Free website valuation tools work by looking at one potential stream of revenue which may be applicable to your business, but if you are an e-commerce company these tools are not useful to estimate the value of your company. Let’s look at how these tools generally work, how you can come to a valuation with the same method more accurately and a valuation model that can be used for e-commerce companies.
How do website valuation tools work?
One of the oldest forms of website monetization is advertising and these tools use the assumption that a site using an advertising model to calculate a valuation. The mentality that if you have eyeballs you can monetize them is absolutely true. If you have millions of pageviews you can make ad revenue from those pageviews. However simply throwing up ads may be the easiest, but not the highest revenue generating method. Running an e-commerce store, or selling services may be a much higher generating revenue activity that these free website valuation tools do not consider.
Depending on the demographics and topic of your site, the CPM your site will fetch will vary greatly. Cost per 1000 impressions (CPM) is one of the original methods of paying publishers for ad real estate on their sites and is used as an alternative to Cost Per Click (CPC) ad auction bidding. CPM rates are more based off the demographics and topic of the site, whereas CPC are based off the actual performance of the ads themselves. A website which has higher performing ads will likely make advertisers willing to pay more for their ads, but this is a lagging indicator. CPM rates are typically in the single digit dollar ranges, but they can go all the way up to $100 for certain niche high value audiences.
Other factors like the age of the domain, speed of the site, number of backlinks, social media following and search volume for the website name are taken into account but potential advertising revenue is the largest factor. As these sites don’t know the actual CPM rate charged for advertisements, or the actual traffic of the website the estimates widely vary.
Examples of Popular Website Valuation Prices
CNN.com for example is valued at $997,000,000, $16,672,082 and $12,198,397 from the various sites.
As many website valuation tools assume the revenue stream is advertising, you will be getting one of the lowest possible valuations. Any website with pageviews can add display banners and start making money. Many e-commerce brands are advertising on websites, so they are able to pay the cost, and the revenue the website would make, plus make profit as well.
MVMT, a consumer watch brand, recently sold for $100M to the Movado Group. The website valuation tools provided an estimate of $2,154,400, $361,742 and $80,972. While we don’t know the terms of the sale and if they included inventory, or if the company has retail sales or other channels besides a website, it is clear the valuation is significantly off from what the market valued it at.
Their main form of income comes from various types of advertising such as display ads, editorial sponsorship, branded content, and also events.
Once again the valuation estimates widely greatly from $94,250,000, $1,159,048 and $1,911,442.
The pitfalls of valuation tools
As the business has other revenue streams besides primarily display advertising the tools would not be able to capture these, and we also don’t know the financial condition of the business at the time.
Nowadays with websites being able to monetize in so many different ways, these tools are not very accurate at providing a price someone may actually pay.
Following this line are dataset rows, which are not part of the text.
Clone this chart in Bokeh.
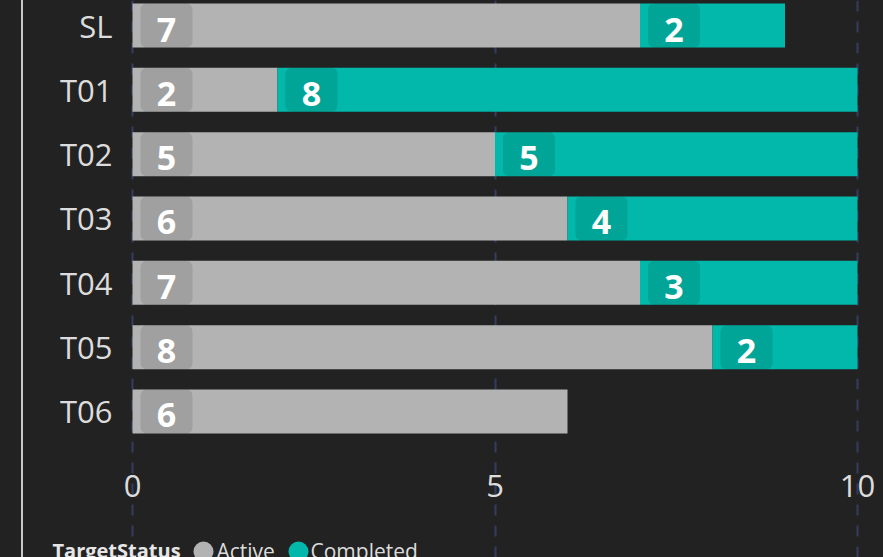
from bokeh.plotting import figure
from bokeh.models import (Range1d, FixedTicker, ColumnDataSource, Label,
                          GlobalInlineStyleSheet)
from bokeh.core.properties import value
from bokeh.embed import file_html
from bokeh.resources import INLINE

# ---- data ----
categories = ["SL", "T01", "T02", "T03", "T04", "T05", "T06"]
active = [7, 2, 5, 6, 7, 8, 6]
completed = [2, 8, 5, 4, 3, 2, 0]
series_names = ["Active", "Completed"]
x_ticks = [0, 5, 10]
x_max = 10
legend_title = "TargetStatus"

# ---- styles / layout (pixels) ----
W, H = 883, 557
colors = ["#b3b3b3", "#01b8aa"]
bg = "#222222"
text_col = "#dcdcdc"
font = "Open Sans"
plot_left, plot_right = 132, 857      # pixel x of value 0 and of x_max
first_band_px, band_px = 25, 64.33    # pixel y of first category centre, band pitch
axis_px = 460                         # pixel y of the x axis
bar_h = 0.684
legend_title_px = 52                  # legend layout (pixels)
legend_marker_px = [203, 298]
legend_text_px = [216, 310]
legend_marker_y_px = 551
legend_text_y_px = 550
legend_title_y_px = 550

px_per_unit = (plot_right - plot_left) / x_max
box_pad = 8 / px_per_unit
box_w = 52 / px_per_unit

n = len(categories)
ypos = [n - 1 - i for i in range(n)]
y_top = (n - 1) + first_band_px / band_px
y_bottom = y_top - H / band_px
y_axis = y_top - axis_px / band_px

src = ColumnDataSource(dict(y=ypos, Active=active, Completed=completed))

p = figure(width=W, height=H, output_backend="svg", toolbar_location=None, title=None,
           x_range=Range1d(-plot_left / px_per_unit, x_max + (W - plot_right) / px_per_unit),
           y_range=Range1d(y_bottom, y_top),
           min_border_left=0, min_border_right=0, min_border_top=0, min_border_bottom=0)
p.background_fill_color = None
p.border_fill_color = None
p.outline_line_color = None
p.stylesheets = [GlobalInlineStyleSheet(css=(
    "html, body { background-color: %s; background-image: linear-gradient(to right, %s 21px, "
    "#c8c8c8 21px, #c8c8c8 23px, %s 23px); }" % (bg, bg, bg)))]

p.hbar_stack(series_names, y="y", height=bar_h, color=colors, source=src, line_color=None)

# data labels with rounded boxes
lx, ly, lt = [], [], []
for vals, starts in ((active, [0] * n), (completed, active)):
    for y, v, s in zip(ypos, vals, starts):
        if v > 0:
            lx.append(s)
            ly.append(y)
            lt.append(str(v))
lsrc = ColumnDataSource(dict(x=lx, y=ly, t=lt,
                             l=[v + box_pad for v in lx], r=[v + box_pad + box_w for v in lx]))
p.hbar(y="y", left="l", right="r", height=bar_h, source=lsrc, fill_color="black",
       fill_alpha=0.1, line_color=None, border_radius=6)
p.text(x="x", y="y", text="t", source=lsrc, x_offset=34, y_offset=4, text_align="center",
       text_baseline="middle", text_font=value(font), text_font_style="bold",
       text_font_size="34px", text_color="white")

# axes (placed inside the full-size frame)
p.xaxis.ticker = FixedTicker(ticks=x_ticks)
p.xaxis.fixed_location = y_axis
p.yaxis.ticker = FixedTicker(ticks=ypos)
p.yaxis.fixed_location = 0
p.yaxis.major_label_overrides = {y: c for y, c in zip(ypos, categories)}
for ax in (p.xaxis, p.yaxis):
    ax.axis_line_color = None
    ax.major_tick_line_color = None
    ax.minor_tick_line_color = None
    ax.major_tick_out = 0
    ax.major_tick_in = 0
    ax.major_label_text_font = font
    ax.major_label_text_font_size = "31px"
    ax.major_label_text_color = text_col
p.yaxis.major_label_standoff = 20
p.xaxis.major_label_standoff = 14

p.ygrid.grid_line_color = None
p.xgrid.ticker = FixedTicker(ticks=x_ticks)
p.xgrid.bounds = (y_axis, y_top)
p.xgrid.grid_line_color = "#323c60"
p.xgrid.grid_line_width = 2
p.xgrid.grid_line_dash = "11 10"

# legend (title, markers, texts)
msrc = ColumnDataSource(dict(
    x=[(px - plot_left) / px_per_unit for px in legend_marker_px],
    y=[y_top - legend_marker_y_px / band_px] * len(series_names),
    c=colors))
p.scatter(x="x", y="y", source=msrc, marker="circle", size=20, fill_color="c", line_color=None)
p.add_layout(Label(x=legend_title_px, y=H - legend_title_y_px, x_units="screen",
                   y_units="screen", text=legend_title, text_font=font, text_font_size="20px",
                   text_font_style="bold", text_color="#e6e6e6", text_baseline="middle"))
for name, px in zip(series_names, legend_text_px):
    p.add_layout(Label(x=px, y=H - legend_text_y_px, x_units="screen", y_units="screen",
                       text=name, text_font=font, text_font_size="21px",
                       text_color=text_col, text_baseline="middle"))

open("out.html", "w").write(file_html(p, INLINE))
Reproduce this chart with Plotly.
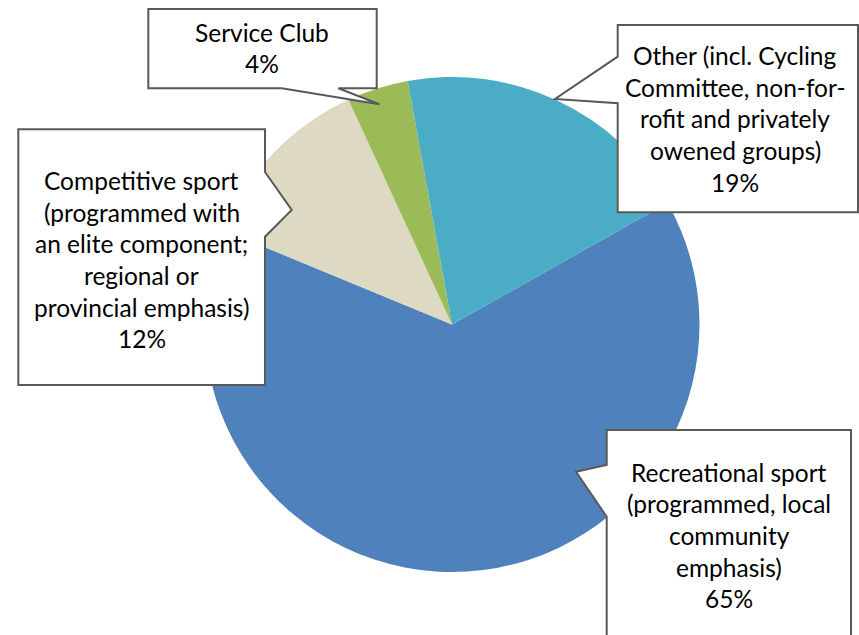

Unless you have actual data of the performance of the business, the estimates are only estimates and greatly vary.
How does Exchange provide a business valuation recommendation?
Sellers on Exchange are free to list their business for sale at whichever price they like, but Exchange’s valuation tool will provide a recommended selling price. It takes into account actual data from a store’s performance, such as lifetime revenue and traffic.
The revenue looked at is pulled directly from their Shopify store and are figures which cannot be edited or modified by the seller. Revenue that is looked at is only from whitelisted sources. These sales are ones that took place through a store’s checkout and some limited 3rd party apps.
It’s important to note that the valuation price suggested to business owners is just a starting point and may not include all information relevant to the value of the business. When you’re looking at a business to buy, inquiring with the store owner to get more information on how they determined their store valuation is the best way to figure out if the business valuation makes sense.
The store valuation we suggest is for illustrative and general information purposes only. We recommend you get independent financial advice when assessing the value of your business. Shopify is not responsible in any way for your or any other party's use of or reliance on this valuation.